Chemist targets pesky mosquitoes’ genes

Researchers at the University of Cincinnati examined genetic material of three species of mosquito responsible for killing millions of people around the world each year. In a collaboration between UC's chemistry and biology departments, researchers revealed the surprising genetic modifications female mosquitoes undergo, in part to create the next generation.

Using tools called liquid chromatography-tandem mass spectrometry, researchers found as many as 33 genetic modifications in the transfer RNA of female mosquitoes. Like DNA, transfer RNA serves as the building blocks of life, communicating the genetic code from DNA to build new proteins that regulate the body's tissues and organs.

"That's important because it means there are different requirements for making proteins in males and females," said Melissa Kelley, lead author and a postdoctoral researcher in UC's College of Arts and Sciences.

"Proteins do a bunch of things: they do the housekeeping needed to keep an organism alive. And there are specialized ones that are created like when females are getting ready to lay eggs," Kelley said.

By better understanding these modifications at the molecular level, scientists might be able to find a new weapon to control mosquito populations.

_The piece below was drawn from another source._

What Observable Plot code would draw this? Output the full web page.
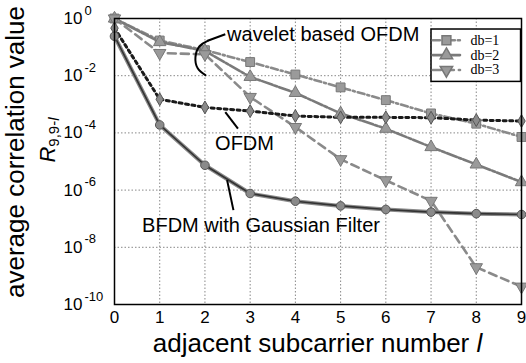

UC is not alone. Researchers around the world are looking at ways to target the genes of mosquitoes to prevent mosquito-borne disease.

Mosquitoes cause more human misery than virtually any other pest. More than 229 million people were diagnosed with malaria in 2019. Mosquitoes also carry yellow fever, Dengue fever and West Nile virus, among others.

"There is a constant need for new methods of control," Kelley said.

Mosquitoes were responsible for reshaping entire landscapes in the United States. Mosquito-control commissions funded with federal dollars launched massive projects to drain and fill wetlands in the 1930s. Pesticides soon replaced labor-intensive water management policies. The popular insect-killer DDT was banned in 1972 after research discovered the toxin was accumulating in the food chain and affecting wildlife such as bald eagles.

Various tools are used to fight mosquitoes, from dispersing fish that feast on mosquito larvae to releasing hordes of sterile males into the wild. But pesticides remain a popular solution.

"And there have been reports of increased pesticide resistance in mosquitoes," Kelley said.

UC chemist Patrick Limbach, UC's vice president for research, was a co-author of the paper.

"As carriers of multiple human diseases, understanding the mechanisms behind mosquito reproduction may have implications for remediation strategies," Limbach said.

Students cultivate six species of mosquito in biologist and associate professor Joshua Benoit's lab.

UC studied three of them for the genetic study: Aedes aegypti, Culex pipiens and Anopheles stephensi. The first, found in Africa, the Mediterranean and the southeastern United States, is a known vector for yellow fever, dengue, Zika virus and chikungunya. Culex pipiens is a mosquito found around the world and has been linked to West Nile virus. The last is an Asian mosquito that has been linked to malaria outbreaks. All three species require a blood meal for reproduction.

Female and male mosquitoes have obvious physical differences. Typically smaller with fuzzy antennae, male mosquitoes don't suck blood like females that need nutrients to make the next generation.

"We were curious if there were differences in how they make proteins," Kelley said.

UC researchers found that female mosquitoes have a higher abundance of tRNA modifications than males. Female mosquitoes likely utilize chemical modifications to tRNA more abundantly than males, which could underlie factors associated with female reproduction.

UC undergraduate biology student Melissa Uhran said she was fortunate to take part in the study.

"It was a great opportunity. I'm grateful to get a chance to do it. It's given me a lot of experience that will help me career-wise," she said. "And I've learned a lot."

UC's project was supported by grants from the National Institute of Allergy and Infectious Diseases of the National Institutes of Health.